- [Task objective] Transcribe the material in full. Nothing should differ except that the pictures are left out.
>> BEGIN
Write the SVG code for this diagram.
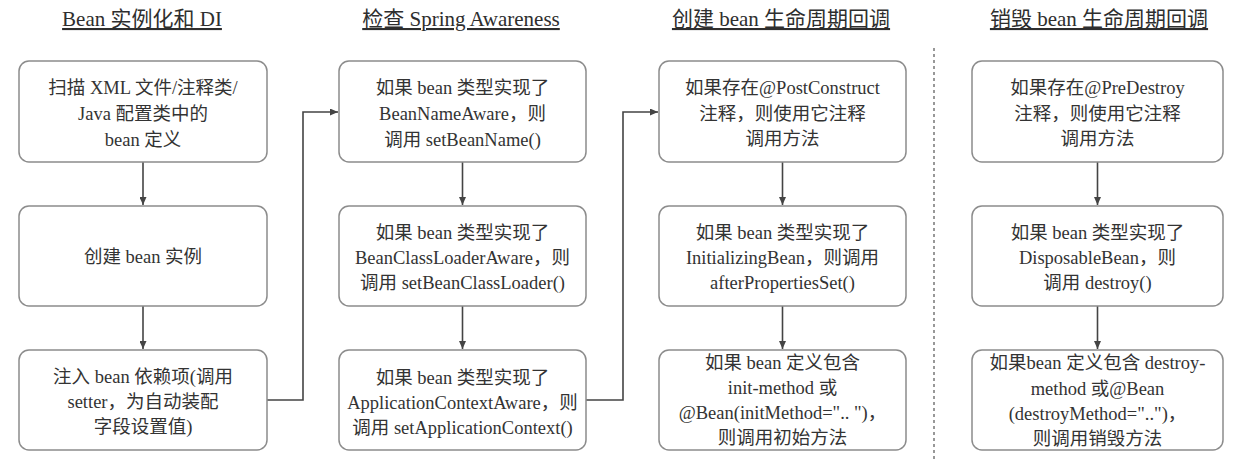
<svg xmlns="http://www.w3.org/2000/svg" width="1240" height="464" viewBox="0 0 1240 464">
<style>
  .hdr { font-family: "Liberation Serif", "Noto Sans CJK SC", serif; font-size: 21px; fill: #2e2e2e; text-anchor: middle; text-decoration: underline; }
  .box { fill: #ffffff; stroke: #8c8c8c; stroke-width: 1.5; }
  .t { font-family: "Liberation Serif", "Noto Sans CJK SC", serif; font-size: 18.5px; fill: #333333; text-anchor: middle; }
  .conn { fill: none; stroke: #444444; stroke-width: 1.6; marker-end: url(#arrow); }
  .divider { stroke: #777777; stroke-width: 1.5; stroke-dasharray: 3 3; }
</style>
<defs>
  <marker id="arrow" viewBox="0 0 8 7" refX="8" refY="3.5" markerWidth="8" markerHeight="7" markerUnits="userSpaceOnUse" orient="auto">
    <path d="M0,0 L8,3.5 L0,7 z" fill="#444444"/>
  </marker>
</defs>
<rect width="1240" height="464" fill="#ffffff"/>

<g id="headers">
  <text class="hdr" x="142" y="26">Bean 实例化和 DI</text>
  <text class="hdr" x="461" y="26">检查 Spring Awareness</text>
  <text class="hdr" x="781" y="26">创建 bean 生命周期回调</text>
  <text class="hdr" x="1099" y="26">销毁 bean 生命周期回调</text>
</g>

<line id="divider" class="divider" x1="934" y1="48" x2="934" y2="460"/>

<g id="connectors">
  <path class="conn" d="M143,162 V205"/>
  <path class="conn" d="M143,306 V349"/>
  <path class="conn" d="M267,400 H303 V112 H338"/>
  <path class="conn" d="M462.5,162 V205"/>
  <path class="conn" d="M462.5,306 V349"/>
  <path class="conn" d="M586,400 H623 V112 H658"/>
  <path class="conn" d="M782.5,162 V205"/>
  <path class="conn" d="M782.5,306 V349"/>
  <path class="conn" d="M1097.5,162 V205"/>
  <path class="conn" d="M1097.5,306 V349"/>
</g>

<g id="n1-scan">
  <rect class="box" x="19" y="61" width="248" height="101" rx="10"/>
  <text class="t" x="143" y="94">扫描 XML 文件/注释类/</text>
  <text class="t" x="143" y="120">Java 配置类中的</text>
  <text class="t" x="143" y="146">bean 定义</text>
</g>
<g id="n1-create">
  <rect class="box" x="19" y="206" width="248" height="100" rx="10"/>
  <text class="t" x="143" y="263">创建 bean 实例</text>
</g>
<g id="n1-inject">
  <rect class="box" x="19" y="350" width="248" height="100" rx="10"/>
  <text class="t" x="143" y="383">注入 bean 依赖项(调用</text>
  <text class="t" x="143" y="408">setter，为自动装配</text>
  <text class="t" x="143" y="433">字段设置值)</text>
</g>

<g id="n2-beanname">
  <rect class="box" x="339" y="61" width="247" height="101" rx="10"/>
  <text class="t" x="462.5" y="94">如果 bean 类型实现了</text>
  <text class="t" x="462.5" y="120">BeanNameAware，则</text>
  <text class="t" x="462.5" y="146">调用 setBeanName()</text>
</g>
<g id="n2-classloader">
  <rect class="box" x="339" y="206" width="247" height="100" rx="10"/>
  <text class="t" x="462.5" y="239">如果 bean 类型实现了</text>
  <text class="t" x="462.5" y="264">BeanClassLoaderAware，则</text>
  <text class="t" x="462.5" y="289">调用 setBeanClassLoader()</text>
</g>
<g id="n2-appctx">
  <rect class="box" x="339" y="350" width="247" height="100" rx="10"/>
  <text class="t" x="462.5" y="384">如果 bean 类型实现了</text>
  <text class="t" x="462.5" y="409">ApplicationContextAware，则</text>
  <text class="t" x="462.5" y="434">调用 setApplicationContext()</text>
</g>

<g id="n3-postconstruct">
  <rect class="box" x="659" y="61" width="247" height="101" rx="10"/>
  <text class="t" x="782.5" y="94">如果存在@PostConstruct</text>
  <text class="t" x="782.5" y="120">注释，则使用它注释</text>
  <text class="t" x="782.5" y="145">调用方法</text>
</g>
<g id="n3-initializing">
  <rect class="box" x="659" y="206" width="247" height="100" rx="10"/>
  <text class="t" x="782.5" y="239">如果 bean 类型实现了</text>
  <text class="t" x="782.5" y="264">InitializingBean，则调用</text>
  <text class="t" x="782.5" y="289">afterPropertiesSet()</text>
</g>
<g id="n3-initmethod">
  <rect class="box" x="659" y="350" width="247" height="100" rx="10"/>
  <text class="t" x="782.5" y="369">如果 bean 定义包含</text>
  <text class="t" x="782.5" y="394">init-method 或</text>
  <text class="t" x="782.5" y="419">@Bean(initMethod=".. ")，</text>
  <text class="t" x="782.5" y="444">则调用初始方法</text>
</g>

<g id="n4-predestroy">
  <rect class="box" x="972" y="61" width="251" height="101" rx="10"/>
  <text class="t" x="1097.5" y="94">如果存在@PreDestroy</text>
  <text class="t" x="1097.5" y="120">注释，则使用它注释</text>
  <text class="t" x="1097.5" y="145">调用方法</text>
</g>
<g id="n4-disposable">
  <rect class="box" x="972" y="206" width="251" height="100" rx="10"/>
  <text class="t" x="1097.5" y="239">如果 bean 类型实现了</text>
  <text class="t" x="1097.5" y="264">DisposableBean，则</text>
  <text class="t" x="1097.5" y="289">调用 destroy()</text>
</g>
<g id="n4-destroymethod">
  <rect class="box" x="972" y="350" width="251" height="100" rx="10"/>
  <text class="t" x="1097.5" y="369">如果bean 定义包含 destroy-</text>
  <text class="t" x="1097.5" y="395">method 或@Bean</text>
  <text class="t" x="1097.5" y="420">(destroyMethod="..")，</text>
  <text class="t" x="1097.5" y="445">则调用销毁方法</text>
</g>
</svg>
>> END
- [Answer for the task]
Write the SVG code for this diagram.
<svg xmlns="http://www.w3.org/2000/svg" width="1240" height="464" viewBox="0 0 1240 464">
<style>
  .hdr { font-family: "Liberation Serif", "Noto Sans CJK SC", serif; font-size: 21px; fill: #2e2e2e; text-anchor: middle; text-decoration: underline; }
  .box { fill: #ffffff; stroke: #8c8c8c; stroke-width: 1.5; }
  .t { font-family: "Liberation Serif", "Noto Sans CJK SC", serif; font-size: 18.5px; fill: #333333; text-anchor: middle; }
  .conn { fill: none; stroke: #444444; stroke-width: 1.6; marker-end: url(#arrow); }
  .divider { stroke: #777777; stroke-width: 1.5; stroke-dasharray: 3 3; }
</style>
<defs>
  <marker id="arrow" viewBox="0 0 8 7" refX="8" refY="3.5" markerWidth="8" markerHeight="7" markerUnits="userSpaceOnUse" orient="auto">
    <path d="M0,0 L8,3.5 L0,7 z" fill="#444444"/>
  </marker>
</defs>
<rect width="1240" height="464" fill="#ffffff"/>

<g id="headers">
  <text class="hdr" x="142" y="26">Bean 实例化和 DI</text>
  <text class="hdr" x="461" y="26">检查 Spring Awareness</text>
  <text class="hdr" x="781" y="26">创建 bean 生命周期回调</text>
  <text class="hdr" x="1099" y="26">销毁 bean 生命周期回调</text>
</g>

<line id="divider" class="divider" x1="934" y1="48" x2="934" y2="460"/>

<g id="connectors">
  <path class="conn" d="M143,162 V205"/>
  <path class="conn" d="M143,306 V349"/>
  <path class="conn" d="M267,400 H303 V112 H338"/>
  <path class="conn" d="M462.5,162 V205"/>
  <path class="conn" d="M462.5,306 V349"/>
  <path class="conn" d="M586,400 H623 V112 H658"/>
  <path class="conn" d="M782.5,162 V205"/>
  <path class="conn" d="M782.5,306 V349"/>
  <path class="conn" d="M1097.5,162 V205"/>
  <path class="conn" d="M1097.5,306 V349"/>
</g>

<g id="n1-scan">
  <rect class="box" x="19" y="61" width="248" height="101" rx="10"/>
  <text class="t" x="143" y="94">扫描 XML 文件/注释类/</text>
  <text class="t" x="143" y="120">Java 配置类中的</text>
  <text class="t" x="143" y="146">bean 定义</text>
</g>
<g id="n1-create">
  <rect class="box" x="19" y="206" width="248" height="100" rx="10"/>
  <text class="t" x="143" y="263">创建 bean 实例</text>
</g>
<g id="n1-inject">
  <rect class="box" x="19" y="350" width="248" height="100" rx="10"/>
  <text class="t" x="143" y="383">注入 bean 依赖项(调用</text>
  <text class="t" x="143" y="408">setter，为自动装配</text>
  <text class="t" x="143" y="433">字段设置值)</text>
</g>

<g id="n2-beanname">
  <rect class="box" x="339" y="61" width="247" height="101" rx="10"/>
  <text class="t" x="462.5" y="94">如果 bean 类型实现了</text>
  <text class="t" x="462.5" y="120">BeanNameAware，则</text>
  <text class="t" x="462.5" y="146">调用 setBeanName()</text>
</g>
<g id="n2-classloader">
  <rect class="box" x="339" y="206" width="247" height="100" rx="10"/>
  <text class="t" x="462.5" y="239">如果 bean 类型实现了</text>
  <text class="t" x="462.5" y="264">BeanClassLoaderAware，则</text>
  <text class="t" x="462.5" y="289">调用 setBeanClassLoader()</text>
</g>
<g id="n2-appctx">
  <rect class="box" x="339" y="350" width="247" height="100" rx="10"/>
  <text class="t" x="462.5" y="384">如果 bean 类型实现了</text>
  <text class="t" x="462.5" y="409">ApplicationContextAware，则</text>
  <text class="t" x="462.5" y="434">调用 setApplicationContext()</text>
</g>

<g id="n3-postconstruct">
  <rect class="box" x="659" y="61" width="247" height="101" rx="10"/>
  <text class="t" x="782.5" y="94">如果存在@PostConstruct</text>
  <text class="t" x="782.5" y="120">注释，则使用它注释</text>
  <text class="t" x="782.5" y="145">调用方法</text>
</g>
<g id="n3-initializing">
  <rect class="box" x="659" y="206" width="247" height="100" rx="10"/>
  <text class="t" x="782.5" y="239">如果 bean 类型实现了</text>
  <text class="t" x="782.5" y="264">InitializingBean，则调用</text>
  <text class="t" x="782.5" y="289">afterPropertiesSet()</text>
</g>
<g id="n3-initmethod">
  <rect class="box" x="659" y="350" width="247" height="100" rx="10"/>
  <text class="t" x="782.5" y="369">如果 bean 定义包含</text>
  <text class="t" x="782.5" y="394">init-method 或</text>
  <text class="t" x="782.5" y="419">@Bean(initMethod=".. ")，</text>
  <text class="t" x="782.5" y="444">则调用初始方法</text>
</g>

<g id="n4-predestroy">
  <rect class="box" x="972" y="61" width="251" height="101" rx="10"/>
  <text class="t" x="1097.5" y="94">如果存在@PreDestroy</text>
  <text class="t" x="1097.5" y="120">注释，则使用它注释</text>
  <text class="t" x="1097.5" y="145">调用方法</text>
</g>
<g id="n4-disposable">
  <rect class="box" x="972" y="206" width="251" height="100" rx="10"/>
  <text class="t" x="1097.5" y="239">如果 bean 类型实现了</text>
  <text class="t" x="1097.5" y="264">DisposableBean，则</text>
  <text class="t" x="1097.5" y="289">调用 destroy()</text>
</g>
<g id="n4-destroymethod">
  <rect class="box" x="972" y="350" width="251" height="100" rx="10"/>
  <text class="t" x="1097.5" y="369">如果bean 定义包含 destroy-</text>
  <text class="t" x="1097.5" y="395">method 或@Bean</text>
  <text class="t" x="1097.5" y="420">(destroyMethod="..")，</text>
  <text class="t" x="1097.5" y="445">则调用销毁方法</text>
</g>
</svg>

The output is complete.